[OAI-implementers] pointies in abstracts
Simeon Warner
simeon@lanl.gov
Wed, 4 Jul 2001 15:08:49 -0600 (MDT)
On Mon, 2 Jul 2001, Joe Futrelle wrote [excerpt]:
> The internal DTD subset strategy ought to work for any non-validating
> parser. However the XML spec is unclear on whether non-validating
> parsers are expected to process externally-referenced DTD's.
>
> Just a quick example to illustrate the internal DTD subset strategy;
> suppose you need to use a copyright symbol, which in HTML is ©
> and in ISO-8859-1 is 169. You could do it like this:
>
> <?xml version='1.0' encoding='ISO-8859-1'?>
> <!DOCTYPE myEntities [
> <!ENTITY copy "©">
> ]>
> <GetRecord ... etc ...
Note that the current OAI spec permits only encoding="UTF-8" (see section
3.1.2.1 Content-Type).

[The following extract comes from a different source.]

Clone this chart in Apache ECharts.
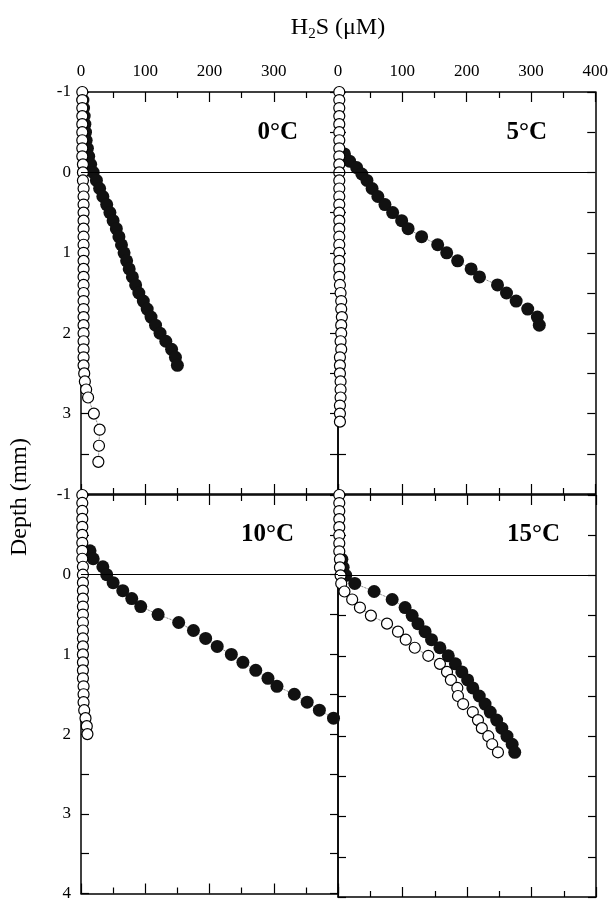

The same could of course be done with UTF-8
encoding however.
On Mon, 2 Jul 2001, Hussein Suleman wrote [excerpt]:
> - XSV currently supports external entity references as follows:
> --- the external entity file must exist or the program crashes
> unceremoniously
> --- if the entity itself does not resolve its only a warning, not an
> error
>
> bottom line: unless all users of your OAI interface have the full
> complement of popular entity files they may run into problems ...
>
> suggestion: convert all named entities to unicode when generating OAI
> responses (thats what i do)
I strongly support this suggestion. We are, after all, trying to promote
interoperability and using Unicode (UTF-8) seems to be a positive step
in that direction.
Cheers,
Simeon.